_Provided material_.
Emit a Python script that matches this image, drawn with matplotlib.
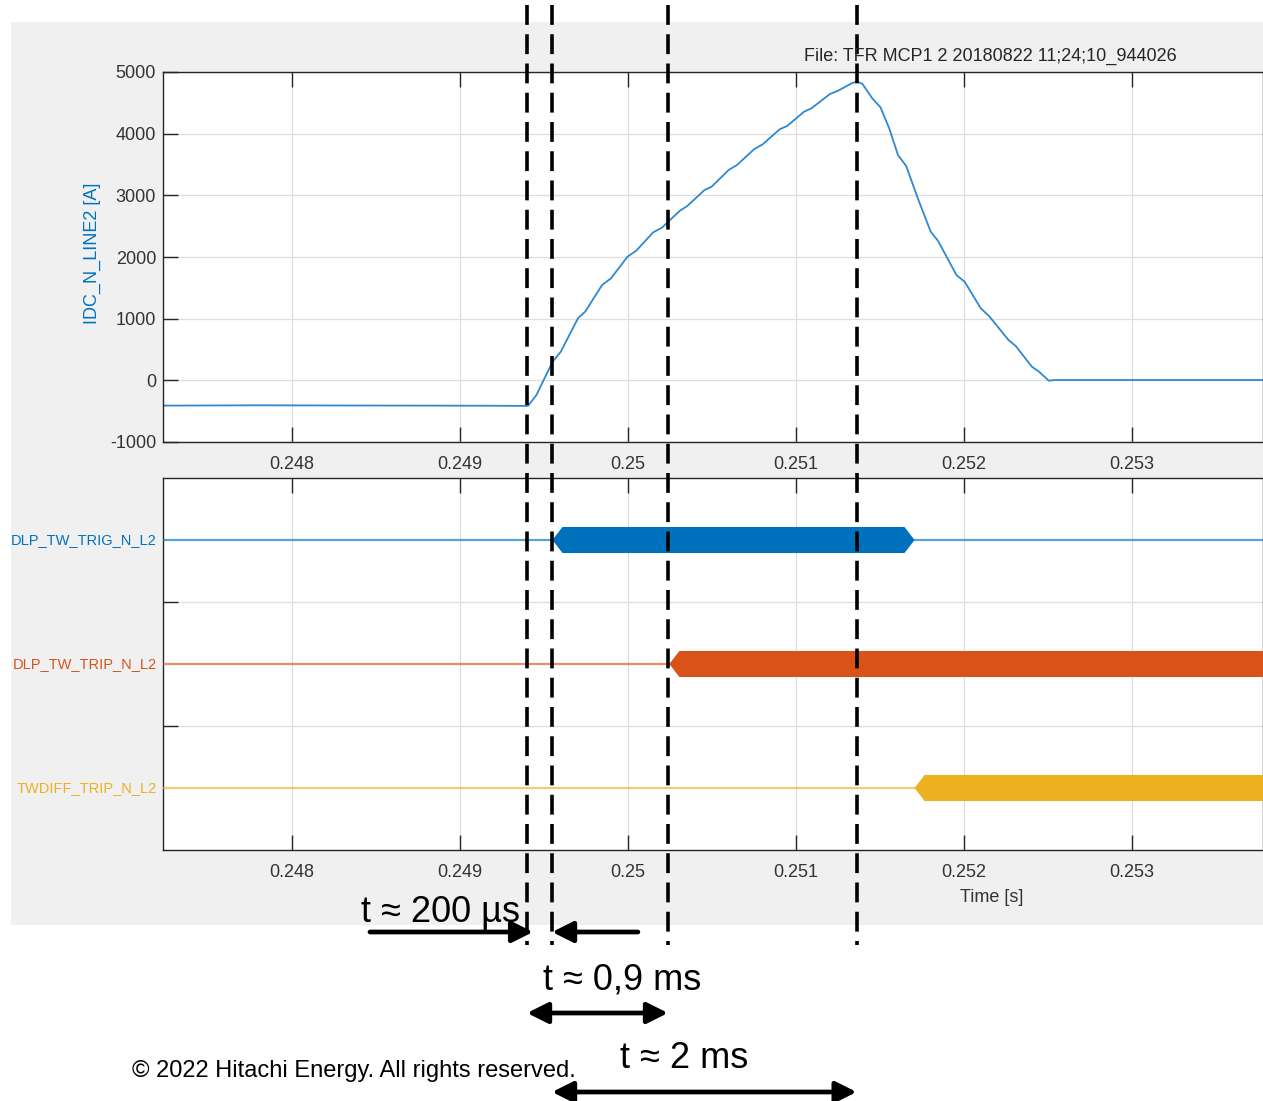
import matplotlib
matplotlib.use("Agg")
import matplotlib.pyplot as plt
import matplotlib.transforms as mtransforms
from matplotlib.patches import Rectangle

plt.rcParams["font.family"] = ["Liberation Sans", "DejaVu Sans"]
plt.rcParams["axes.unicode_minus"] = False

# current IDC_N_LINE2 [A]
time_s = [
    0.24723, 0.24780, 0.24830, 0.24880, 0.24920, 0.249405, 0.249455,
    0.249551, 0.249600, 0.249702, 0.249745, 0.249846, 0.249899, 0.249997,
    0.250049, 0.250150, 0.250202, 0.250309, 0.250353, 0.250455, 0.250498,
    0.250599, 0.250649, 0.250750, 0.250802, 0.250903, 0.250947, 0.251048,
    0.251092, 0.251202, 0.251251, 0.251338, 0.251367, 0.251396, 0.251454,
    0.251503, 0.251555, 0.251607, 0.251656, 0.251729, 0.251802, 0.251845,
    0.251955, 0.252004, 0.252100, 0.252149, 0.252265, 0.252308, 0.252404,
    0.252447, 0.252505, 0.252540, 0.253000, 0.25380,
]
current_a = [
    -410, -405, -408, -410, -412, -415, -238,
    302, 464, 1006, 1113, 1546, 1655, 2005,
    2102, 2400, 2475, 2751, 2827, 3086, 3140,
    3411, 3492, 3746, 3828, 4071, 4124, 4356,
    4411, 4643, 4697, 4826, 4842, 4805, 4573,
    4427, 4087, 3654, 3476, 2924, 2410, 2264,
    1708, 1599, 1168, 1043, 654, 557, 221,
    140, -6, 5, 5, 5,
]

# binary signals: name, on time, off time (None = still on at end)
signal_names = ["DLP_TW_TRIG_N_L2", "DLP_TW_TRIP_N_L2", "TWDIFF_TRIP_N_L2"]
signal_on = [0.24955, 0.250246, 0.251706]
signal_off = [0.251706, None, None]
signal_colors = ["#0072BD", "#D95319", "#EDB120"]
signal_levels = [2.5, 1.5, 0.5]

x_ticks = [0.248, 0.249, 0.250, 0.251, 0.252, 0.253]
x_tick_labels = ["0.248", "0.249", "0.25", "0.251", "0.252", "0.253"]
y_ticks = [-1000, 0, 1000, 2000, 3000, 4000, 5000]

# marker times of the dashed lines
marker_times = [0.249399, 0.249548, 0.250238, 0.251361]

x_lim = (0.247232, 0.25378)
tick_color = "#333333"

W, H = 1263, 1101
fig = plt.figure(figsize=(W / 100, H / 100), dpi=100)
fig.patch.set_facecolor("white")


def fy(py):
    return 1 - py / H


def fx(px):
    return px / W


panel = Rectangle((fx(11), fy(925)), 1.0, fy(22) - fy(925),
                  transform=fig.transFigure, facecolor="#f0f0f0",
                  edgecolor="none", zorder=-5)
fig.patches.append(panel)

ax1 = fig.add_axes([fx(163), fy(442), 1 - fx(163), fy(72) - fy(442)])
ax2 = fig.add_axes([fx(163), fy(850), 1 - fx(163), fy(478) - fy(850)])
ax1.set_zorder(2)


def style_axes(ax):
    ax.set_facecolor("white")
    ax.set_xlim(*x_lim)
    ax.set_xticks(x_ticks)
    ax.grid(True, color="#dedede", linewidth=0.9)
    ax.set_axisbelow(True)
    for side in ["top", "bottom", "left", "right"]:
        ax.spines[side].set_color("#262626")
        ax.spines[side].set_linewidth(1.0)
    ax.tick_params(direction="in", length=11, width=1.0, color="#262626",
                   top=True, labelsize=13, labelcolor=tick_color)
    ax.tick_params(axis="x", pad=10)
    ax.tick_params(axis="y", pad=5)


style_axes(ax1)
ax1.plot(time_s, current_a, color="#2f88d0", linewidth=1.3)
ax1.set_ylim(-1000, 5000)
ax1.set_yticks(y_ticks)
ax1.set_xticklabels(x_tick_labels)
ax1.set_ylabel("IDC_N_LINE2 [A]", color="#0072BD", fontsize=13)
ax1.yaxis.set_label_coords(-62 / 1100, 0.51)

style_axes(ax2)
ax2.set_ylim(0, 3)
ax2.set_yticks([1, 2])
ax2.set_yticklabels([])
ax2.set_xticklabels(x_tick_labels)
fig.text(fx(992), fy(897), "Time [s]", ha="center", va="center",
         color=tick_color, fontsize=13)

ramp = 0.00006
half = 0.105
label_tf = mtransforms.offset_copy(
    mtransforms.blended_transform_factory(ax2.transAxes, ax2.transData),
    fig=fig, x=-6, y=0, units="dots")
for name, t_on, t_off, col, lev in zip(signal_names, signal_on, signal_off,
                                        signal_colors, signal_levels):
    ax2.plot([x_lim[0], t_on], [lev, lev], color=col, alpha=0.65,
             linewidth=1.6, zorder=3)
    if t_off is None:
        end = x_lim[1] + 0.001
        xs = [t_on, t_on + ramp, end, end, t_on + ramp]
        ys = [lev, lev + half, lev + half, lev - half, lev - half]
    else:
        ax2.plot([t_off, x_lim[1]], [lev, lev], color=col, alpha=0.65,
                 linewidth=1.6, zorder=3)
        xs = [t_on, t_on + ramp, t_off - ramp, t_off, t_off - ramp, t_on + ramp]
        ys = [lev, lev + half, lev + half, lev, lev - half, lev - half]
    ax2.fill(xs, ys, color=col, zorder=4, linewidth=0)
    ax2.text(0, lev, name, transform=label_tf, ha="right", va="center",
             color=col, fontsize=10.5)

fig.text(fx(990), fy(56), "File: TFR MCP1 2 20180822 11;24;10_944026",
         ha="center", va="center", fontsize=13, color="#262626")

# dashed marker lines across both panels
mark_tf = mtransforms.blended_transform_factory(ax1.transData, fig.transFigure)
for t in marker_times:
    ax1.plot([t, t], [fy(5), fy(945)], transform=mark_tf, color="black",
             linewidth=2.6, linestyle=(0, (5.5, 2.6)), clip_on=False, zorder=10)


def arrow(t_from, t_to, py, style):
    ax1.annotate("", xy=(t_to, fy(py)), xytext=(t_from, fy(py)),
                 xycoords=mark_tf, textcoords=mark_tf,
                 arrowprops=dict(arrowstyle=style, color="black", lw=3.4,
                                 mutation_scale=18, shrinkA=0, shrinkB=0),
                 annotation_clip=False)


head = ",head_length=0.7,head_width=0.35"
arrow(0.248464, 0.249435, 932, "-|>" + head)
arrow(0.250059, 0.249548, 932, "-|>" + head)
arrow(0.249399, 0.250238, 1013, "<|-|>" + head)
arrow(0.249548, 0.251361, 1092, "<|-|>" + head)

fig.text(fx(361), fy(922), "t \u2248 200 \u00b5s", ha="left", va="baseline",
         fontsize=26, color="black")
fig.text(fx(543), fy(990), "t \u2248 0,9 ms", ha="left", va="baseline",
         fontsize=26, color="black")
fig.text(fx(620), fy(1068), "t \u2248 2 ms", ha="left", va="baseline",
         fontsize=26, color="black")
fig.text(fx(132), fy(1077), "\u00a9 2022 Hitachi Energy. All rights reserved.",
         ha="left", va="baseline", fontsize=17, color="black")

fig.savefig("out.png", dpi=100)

_Problem to work on_. Among the lines of the material above, how many include the string "matplotlib"? Report only that number.

_Final result_. 6